Job: Write out exactly the lines between the line containing "Output the Python" and the line containing "import seaborn as sns", including both of those lines, and nothing more.

Records supplied:
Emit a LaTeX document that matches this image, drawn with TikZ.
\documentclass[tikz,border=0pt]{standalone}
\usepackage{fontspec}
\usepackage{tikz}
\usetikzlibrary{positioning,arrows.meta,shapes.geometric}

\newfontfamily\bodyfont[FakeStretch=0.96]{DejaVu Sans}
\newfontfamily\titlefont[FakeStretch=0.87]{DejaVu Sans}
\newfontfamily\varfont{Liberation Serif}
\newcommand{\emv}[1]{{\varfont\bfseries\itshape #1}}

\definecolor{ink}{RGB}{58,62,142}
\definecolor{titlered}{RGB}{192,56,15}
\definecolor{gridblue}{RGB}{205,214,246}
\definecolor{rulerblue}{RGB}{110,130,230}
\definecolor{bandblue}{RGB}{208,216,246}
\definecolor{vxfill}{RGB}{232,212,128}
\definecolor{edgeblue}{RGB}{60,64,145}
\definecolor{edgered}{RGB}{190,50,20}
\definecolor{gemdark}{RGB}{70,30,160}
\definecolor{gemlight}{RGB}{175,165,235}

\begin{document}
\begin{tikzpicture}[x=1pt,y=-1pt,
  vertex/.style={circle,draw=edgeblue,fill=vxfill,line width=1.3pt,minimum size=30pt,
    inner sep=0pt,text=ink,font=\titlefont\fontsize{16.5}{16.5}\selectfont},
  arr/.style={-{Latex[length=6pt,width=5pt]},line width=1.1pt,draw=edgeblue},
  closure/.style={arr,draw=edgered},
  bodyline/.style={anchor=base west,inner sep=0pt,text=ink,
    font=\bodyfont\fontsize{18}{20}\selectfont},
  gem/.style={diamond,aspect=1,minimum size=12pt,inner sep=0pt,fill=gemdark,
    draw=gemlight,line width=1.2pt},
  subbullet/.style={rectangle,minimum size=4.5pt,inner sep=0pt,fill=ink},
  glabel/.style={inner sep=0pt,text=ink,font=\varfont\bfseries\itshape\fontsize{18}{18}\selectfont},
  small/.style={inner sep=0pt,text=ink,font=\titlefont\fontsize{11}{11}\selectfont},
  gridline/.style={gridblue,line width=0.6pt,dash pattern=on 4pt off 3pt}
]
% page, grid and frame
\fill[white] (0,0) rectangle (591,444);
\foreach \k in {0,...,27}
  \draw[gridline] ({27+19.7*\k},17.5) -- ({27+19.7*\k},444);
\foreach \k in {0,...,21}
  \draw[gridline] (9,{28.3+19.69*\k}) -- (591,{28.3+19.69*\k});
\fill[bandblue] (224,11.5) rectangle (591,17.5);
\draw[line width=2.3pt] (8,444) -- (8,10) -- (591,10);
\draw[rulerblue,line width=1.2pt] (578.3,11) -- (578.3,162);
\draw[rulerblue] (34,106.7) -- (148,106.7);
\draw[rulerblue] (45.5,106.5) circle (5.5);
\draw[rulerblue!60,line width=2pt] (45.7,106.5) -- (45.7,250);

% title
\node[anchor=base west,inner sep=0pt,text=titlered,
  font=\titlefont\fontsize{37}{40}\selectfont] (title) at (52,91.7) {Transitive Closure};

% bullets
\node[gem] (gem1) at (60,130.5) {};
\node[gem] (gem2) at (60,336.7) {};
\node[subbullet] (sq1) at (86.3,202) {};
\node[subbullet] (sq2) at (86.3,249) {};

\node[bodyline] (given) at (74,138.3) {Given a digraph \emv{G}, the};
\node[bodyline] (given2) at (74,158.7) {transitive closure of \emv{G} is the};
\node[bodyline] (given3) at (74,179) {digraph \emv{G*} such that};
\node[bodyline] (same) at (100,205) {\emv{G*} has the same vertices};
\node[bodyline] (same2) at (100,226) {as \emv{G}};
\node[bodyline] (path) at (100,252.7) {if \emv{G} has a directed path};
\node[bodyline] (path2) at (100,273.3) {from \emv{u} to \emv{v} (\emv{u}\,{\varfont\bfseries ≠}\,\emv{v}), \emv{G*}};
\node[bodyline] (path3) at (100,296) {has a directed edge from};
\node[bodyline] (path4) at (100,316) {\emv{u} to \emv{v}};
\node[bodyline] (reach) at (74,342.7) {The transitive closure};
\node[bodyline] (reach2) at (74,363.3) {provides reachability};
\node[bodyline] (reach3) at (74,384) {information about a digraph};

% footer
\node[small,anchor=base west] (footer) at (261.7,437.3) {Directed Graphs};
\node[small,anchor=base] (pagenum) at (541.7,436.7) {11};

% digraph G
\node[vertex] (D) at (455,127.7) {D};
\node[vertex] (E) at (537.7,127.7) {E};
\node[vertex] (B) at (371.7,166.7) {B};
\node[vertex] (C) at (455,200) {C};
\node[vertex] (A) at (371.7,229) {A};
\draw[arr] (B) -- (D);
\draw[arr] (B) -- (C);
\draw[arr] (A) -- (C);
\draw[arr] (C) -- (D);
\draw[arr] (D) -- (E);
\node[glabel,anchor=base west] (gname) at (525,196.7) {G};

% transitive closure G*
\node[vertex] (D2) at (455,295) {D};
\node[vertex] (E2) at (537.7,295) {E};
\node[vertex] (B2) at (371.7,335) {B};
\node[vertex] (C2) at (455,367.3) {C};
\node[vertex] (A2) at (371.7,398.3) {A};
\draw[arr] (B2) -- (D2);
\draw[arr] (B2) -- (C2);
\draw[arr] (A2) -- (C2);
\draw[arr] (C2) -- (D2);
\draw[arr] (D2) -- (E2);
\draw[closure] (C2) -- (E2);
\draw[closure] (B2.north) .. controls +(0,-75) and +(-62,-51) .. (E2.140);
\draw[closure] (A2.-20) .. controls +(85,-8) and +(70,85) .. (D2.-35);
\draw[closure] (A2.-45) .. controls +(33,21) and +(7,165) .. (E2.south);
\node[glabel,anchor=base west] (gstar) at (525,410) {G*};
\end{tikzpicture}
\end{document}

==

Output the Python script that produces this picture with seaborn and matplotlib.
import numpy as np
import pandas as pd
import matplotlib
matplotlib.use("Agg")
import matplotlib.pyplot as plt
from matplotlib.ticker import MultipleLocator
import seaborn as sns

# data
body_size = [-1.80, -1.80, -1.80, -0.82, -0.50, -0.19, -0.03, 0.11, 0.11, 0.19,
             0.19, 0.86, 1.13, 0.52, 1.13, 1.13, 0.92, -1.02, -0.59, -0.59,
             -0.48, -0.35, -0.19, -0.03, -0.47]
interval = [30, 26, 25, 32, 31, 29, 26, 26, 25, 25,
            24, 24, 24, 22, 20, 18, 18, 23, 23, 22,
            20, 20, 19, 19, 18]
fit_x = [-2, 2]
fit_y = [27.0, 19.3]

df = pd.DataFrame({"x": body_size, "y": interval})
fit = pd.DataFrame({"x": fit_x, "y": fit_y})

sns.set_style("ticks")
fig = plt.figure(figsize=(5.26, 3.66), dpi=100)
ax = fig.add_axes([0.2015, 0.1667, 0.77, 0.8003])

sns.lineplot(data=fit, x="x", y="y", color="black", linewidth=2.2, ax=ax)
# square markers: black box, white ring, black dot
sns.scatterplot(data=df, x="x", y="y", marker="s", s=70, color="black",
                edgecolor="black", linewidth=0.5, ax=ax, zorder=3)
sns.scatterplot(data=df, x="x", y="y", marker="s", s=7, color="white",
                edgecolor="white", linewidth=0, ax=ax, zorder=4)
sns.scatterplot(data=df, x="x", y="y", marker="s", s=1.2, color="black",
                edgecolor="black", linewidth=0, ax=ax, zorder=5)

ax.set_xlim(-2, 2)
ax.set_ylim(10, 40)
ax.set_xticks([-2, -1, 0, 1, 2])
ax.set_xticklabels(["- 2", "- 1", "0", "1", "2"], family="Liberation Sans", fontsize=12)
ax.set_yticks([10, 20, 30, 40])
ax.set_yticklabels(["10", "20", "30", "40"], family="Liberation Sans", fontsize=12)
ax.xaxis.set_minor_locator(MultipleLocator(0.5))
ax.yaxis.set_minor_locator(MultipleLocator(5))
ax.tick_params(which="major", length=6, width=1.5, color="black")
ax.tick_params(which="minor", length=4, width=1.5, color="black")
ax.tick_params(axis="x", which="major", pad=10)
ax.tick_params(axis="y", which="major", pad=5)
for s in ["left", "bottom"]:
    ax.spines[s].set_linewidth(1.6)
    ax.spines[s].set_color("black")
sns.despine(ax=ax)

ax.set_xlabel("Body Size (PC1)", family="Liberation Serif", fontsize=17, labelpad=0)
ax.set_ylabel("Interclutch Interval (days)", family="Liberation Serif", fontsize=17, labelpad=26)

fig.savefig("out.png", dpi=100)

Final result:
Output the Python script that produces this picture with seaborn and matplotlib.
import numpy as np
import pandas as pd
import matplotlib
matplotlib.use("Agg")
import matplotlib.pyplot as plt
from matplotlib.ticker import MultipleLocator
import seaborn as sns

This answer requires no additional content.